Moecher’s shows off one particular grey Norwegian rock with black veins injected into it.

“The only way you can get temperatures high enough to melt a rock is when a fault slips as fast as an earthquake would slip,” Moecher said, explaining how the rock came to be. “An earthquake slips about 1-2 meters per second – or a fast walk – and every time that slip happens in the crust the stresses are so high you literally melt the rock.”

The earthquake that created this particular rock is estimated to have occurred about 400 million years ago. By the time of the last Ice Age, the crust had eroded down exposing a fault that was once buried 10 to 15 kilometers below the surface of the Earth.

So what can a 400-year-old earthquake tell us today?

“Earthquakes presumably haven’t changed their mechanism over time,” said Moecher. “Looking at the earthquake source, it wouldn’t matter if we were to drill into the San Andreas Fault now or if we were to be able to see the San Andreas 50 million years from now. We look at older fault zones to infer what is happening within the deeper parts of active fault zones today.”

Moecher’s work in Norway grew organically from a series of professional connections. He and his national and international collaborators have gleaned data such as, the pressure and depth of the fault when it slipped. Through geologic mapping, they have also discovered a more nuanced picture of what a fault zone actually looks like.
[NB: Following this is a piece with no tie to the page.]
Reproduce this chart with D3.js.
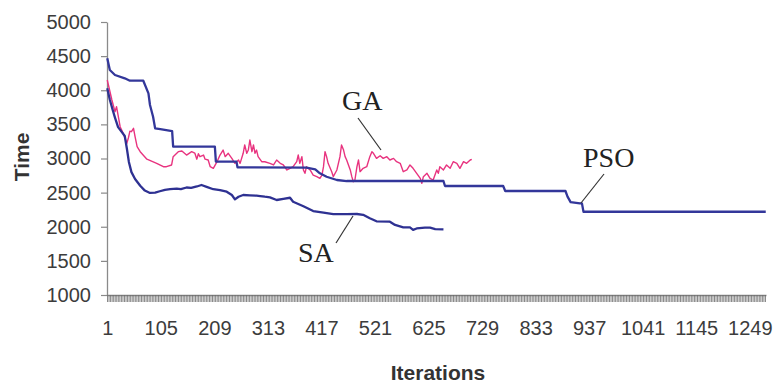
<!DOCTYPE html>
<html>
<head>
<meta charset="utf-8">
<script src="https://cdn.jsdelivr.net/npm/d3@7"></script>
<style>
  html, body { margin: 0; padding: 0; background: #fff; }
  svg { display: block; }
  .tick text { font-family: "Liberation Sans", Arial, sans-serif; }
</style>
</head>
<body>
<svg id="chart" width="775" height="383"></svg>
<script>
// Iteration count on the category axis and its labelled positions
const iterationCount = 1280;
const iterationLabels = [1, 105, 209, 313, 417, 521, 625, 729, 833, 937, 1041, 1145, 1249];
const timeTicks = [1000, 1500, 2000, 2500, 3000, 3500, 4000, 4500, 5000];

// PSO: best time per iteration (stepwise, listed at its change points)
const psoIter = [1, 6, 16, 35, 45, 71, 81, 84, 90, 94, 104, 127, 129, 210, 212, 252, 254, 388, 405, 414, 427, 447, 466, 654, 657, 770, 774, 891, 895, 901, 919, 923, 926, 1280];
const psoTime = [4470, 4296, 4223, 4175, 4140, 4140, 3955, 3784, 3612, 3442, 3430, 3400, 3173, 3173, 2953, 2953, 2871, 2866, 2842, 2783, 2733, 2685, 2670, 2670, 2597, 2597, 2524, 2524, 2441, 2360, 2343, 2343, 2220, 2220];

// SA: time per iteration
const saIter = [1, 6, 12, 16, 22, 29, 35, 39, 43, 48, 55, 65, 74, 84, 94, 103, 113, 123, 136, 144, 155, 164, 175, 184, 194, 207, 220, 233, 243, 249, 256, 265, 278, 291, 298, 307, 317, 330, 343, 356, 362, 382, 401, 421, 440, 466, 486, 498, 511, 524, 550, 560, 576, 589, 595, 602, 618, 628, 638, 654];
const saTime = [4030, 3860, 3700, 3600, 3460, 3390, 3330, 3150, 2950, 2800, 2700, 2600, 2530, 2495, 2500, 2520, 2540, 2550, 2560, 2550, 2575, 2570, 2590, 2612, 2585, 2550, 2538, 2514, 2465, 2402, 2440, 2465, 2460, 2455, 2450, 2440, 2431, 2392, 2410, 2425, 2367, 2300, 2230, 2206, 2185, 2185, 2187, 2175, 2124, 2080, 2074, 2026, 1990, 1990, 1955, 1975, 1986, 1986, 1965, 1962];

// GA: time per iteration
const gaIter = [1, 10, 16, 19, 22, 26, 32, 39, 42, 45, 48, 52, 55, 59, 65, 78, 97, 110, 116, 126, 129, 139, 146, 155, 165, 171, 175, 178, 181, 188, 191, 197, 201, 207, 214, 220, 226, 230, 236, 243, 249, 256, 259, 265, 268, 272, 275, 278, 282, 285, 288, 291, 294, 301, 307, 317, 324, 330, 337, 343, 350, 356, 362, 369, 372, 375, 379, 382, 385, 388, 395, 401, 408, 414, 418, 421, 424, 427, 430, 437, 440, 447, 453, 456, 460, 463, 466, 473, 476, 479, 482, 486, 489, 492, 498, 505, 511, 515, 518, 524, 531, 537, 544, 550, 557, 563, 570, 576, 583, 589, 595, 602, 609, 612, 615, 622, 628, 634, 641, 644, 647, 654, 660, 667, 673, 680, 686, 693, 699, 706, 709];
const gaTime = [4150, 3857, 3686, 3759, 3637, 3466, 3369, 3222, 3300, 3400, 3393, 3442, 3320, 3173, 3100, 2990, 2929, 2880, 2880, 2905, 3027, 3100, 3110, 3050, 3100, 3080, 2990, 3070, 3027, 3051, 2990, 2978, 2880, 2856, 2950, 3051, 3124, 3027, 3076, 3002, 2929, 2978, 2929, 3076, 3198, 3076, 3124, 3271, 3100, 3198, 3076, 3124, 3027, 2953, 2953, 2929, 2905, 2978, 2929, 2905, 2832, 2856, 2880, 2953, 3051, 2929, 3027, 2832, 2783, 2880, 2832, 2758, 2734, 2709, 2758, 2880, 3100, 3027, 2929, 2807, 2734, 2832, 3027, 3198, 3124, 3027, 2978, 2832, 2734, 2660, 2685, 2880, 2978, 2807, 2856, 2880, 3027, 3100, 3076, 3002, 3040, 3002, 3027, 2978, 3002, 2953, 2929, 2807, 2832, 2905, 2856, 2783, 2709, 2636, 2734, 2783, 2709, 2685, 2832, 2783, 2880, 2832, 2905, 2856, 2953, 2929, 2856, 2953, 2929, 2978, 2988];

const svg = d3.select("#chart");
const plotLeft = 107, plotRight = 766, plotTop = 22, plotBottom = 295;

const x = d3.scaleLinear().domain([0.5, iterationCount + 0.5]).range([plotLeft, plotRight]);
const y = d3.scaleLinear().domain([1000, 5000]).range([plotBottom, plotTop]);

const axisColor = "#8a8a8a";
const labelColor = "#3c3c3c";

// Y axis
const yAxis = svg.append("g")
  .attr("transform", `translate(${plotLeft},0)`)
  .call(d3.axisLeft(y).tickValues(timeTicks).tickFormat(d3.format("d"))
    .tickSize(6).tickSizeOuter(0).tickPadding(10));
yAxis.select(".domain").attr("stroke", axisColor).attr("stroke-width", 1.3);
yAxis.selectAll(".tick line").attr("stroke", axisColor).attr("stroke-width", 1.2);
yAxis.selectAll(".tick text").attr("fill", labelColor).attr("font-size", 20);

// X axis: fine tick marks along the whole iteration range
const boundaries = d3.range(0, iterationCount + 1, 3).map(i => i + 0.5);
const xTicks = svg.append("g")
  .attr("transform", `translate(0,${plotBottom})`)
  .call(d3.axisBottom(x).tickValues(boundaries).tickFormat("").tickSize(7).tickSizeOuter(0));
xTicks.select(".domain").attr("stroke", axisColor).attr("stroke-width", 1.3);
xTicks.selectAll(".tick line").attr("stroke", "#6a6a6a").attr("stroke-width", 0.8);

// X axis labels
const xLabels = svg.append("g")
  .attr("transform", `translate(0,${plotBottom})`)
  .call(d3.axisBottom(x).tickValues(iterationLabels).tickFormat(d3.format("d"))
    .tickSize(0).tickPadding(26));
xLabels.select(".domain").remove();
xLabels.selectAll(".tick text").attr("fill", labelColor).attr("font-size", 20);

// Axis titles
svg.append("text")
  .attr("transform", "translate(29,157) rotate(-90)")
  .attr("text-anchor", "middle")
  .attr("font-family", "Liberation Sans, Arial, sans-serif")
  .attr("font-weight", "bold")
  .attr("font-size", 21)
  .attr("fill", "#333")
  .text("Time");

svg.append("text")
  .attr("x", 438).attr("y", 380)
  .attr("text-anchor", "middle")
  .attr("font-family", "Liberation Sans, Arial, sans-serif")
  .attr("font-weight", "bold")
  .attr("font-size", 21)
  .attr("fill", "#333")
  .text("Iterations");

// Series lines
const line = d3.line().x(d => x(d[0])).y(d => y(d[1]));
const zip = (a, b) => a.map((v, i) => [v, b[i]]);

svg.append("path")
  .datum(zip(gaIter, gaTime))
  .attr("d", line)
  .attr("fill", "none")
  .attr("stroke", "#e8337f")
  .attr("stroke-width", 1.4)
  .attr("stroke-linejoin", "round");

svg.append("path")
  .datum(zip(saIter, saTime))
  .attr("d", line)
  .attr("fill", "none")
  .attr("stroke", "#2e3192")
  .attr("stroke-width", 2.3)
  .attr("stroke-linejoin", "round");

svg.append("path")
  .datum(zip(psoIter, psoTime))
  .attr("d", line)
  .attr("fill", "none")
  .attr("stroke", "#33379a")
  .attr("stroke-width", 2.3)
  .attr("stroke-linejoin", "round");

// Series annotations with leader lines
const notes = [
  { name: "GA",  tx: 342, ty: 110, x1: 358, y1: 118, x2: 381, y2: 150 },
  { name: "SA",  tx: 298, ty: 262, x1: 336, y1: 243, x2: 353, y2: 216 },
  { name: "PSO", tx: 583, ty: 167, x1: 604, y1: 174, x2: 581, y2: 203 }
];
notes.forEach(n => {
  svg.append("line")
    .attr("x1", n.x1).attr("y1", n.y1).attr("x2", n.x2).attr("y2", n.y2)
    .attr("stroke", "#333").attr("stroke-width", 1.2);
  svg.append("text")
    .attr("x", n.tx).attr("y", n.ty)
    .attr("font-family", "Liberation Serif, Times New Roman, serif")
    .attr("font-size", 28)
    .attr("fill", "#222")
    .text(n.name);
});
</script>
</body>
</html>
“If you look at the particular fault zones where these rocks form, they tend to branch and rejoin, they are kilometers wide, and they are very different than what we think a fault zone looks like based on what the seismologists think it looks like,” Moecher explained.

And if these rocks look sort of familiar, it’s because they are. “Norway is just a continuation of the Appalachians basically,” said Moecher.
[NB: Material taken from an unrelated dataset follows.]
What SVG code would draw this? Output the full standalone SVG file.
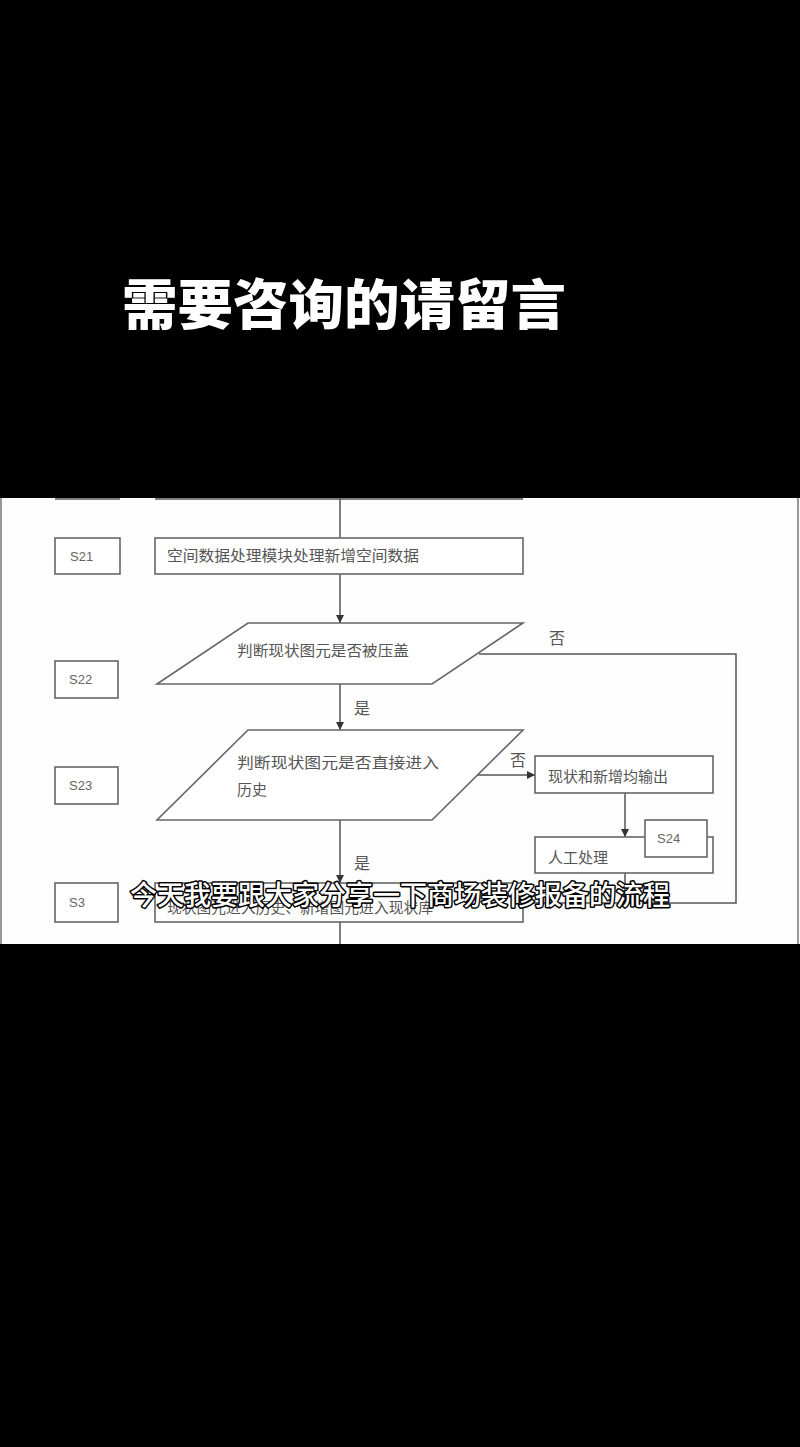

It’s geology without borders.

China

Ed Woolery is also “into” earthquakes; namely the ones that might happen. While at an international earthquake conference six years ago, scientists from UK and the Lanzhou Seismological Institute and China Earthquake Administration discovered they were working on similar fundamental seismological questions, but in different parts of the world.

Both research teams were studying the locations of active geologic faults capable of producing large earthquakes, attempting to determine how large the earthquake could be for a given area, and how often it might occur.

Since discovering each other, the UK Department of Environmental and Earth Sciences has hosted three visiting scholars from China and plans to send their first graduate student to the Gansu Province this summer to perform active seismic fieldwork for his thesis.

Woolery and his UK team have greatly benefited from the thorough historical records of earthquakes in China. While earthquake records in the central United States go back less than 200 years, the Chinese largely complete and comprehensive historical record is goes back nearly 2,000 years.

Similarly, through this collaboration the Chinese can benefit from the historical experience of the United States as they expand their industrial infrastructure in earthquake-prone zones.

“As we have seen from the recent events in Haiti and Chile, earthquakes centered in or near urban areas can have catastrophic societal consequences when infrastructure has not been adequately designed to resist,” said Woolery.

“The Chinese government recognizes this problem but getting the proper regulations in place and ahead of the rapidly expanding industrial development remains a challenge. The U.S. faced similar problems several decades ago, so we are able to share not only the general experiences, but some of the unanticipated ‘lessons learned’ with our Chinese colleagues.”

Going forward, there are some exciting new avenues of research on how earthquake ground motions are different depending on the geological conditions. Through his work in China, Woolery has made contacts with other Chinese provinces that are also interested in collaborating on this research.

Through it all, Woolery has been struck by the ways science can bring us together.

“I’ve been reminded that scientific inquiry is the same regardless of differences in culture, geography, or form of government,” said Woolery. “The scientific method is a universally recognized common place of understanding.”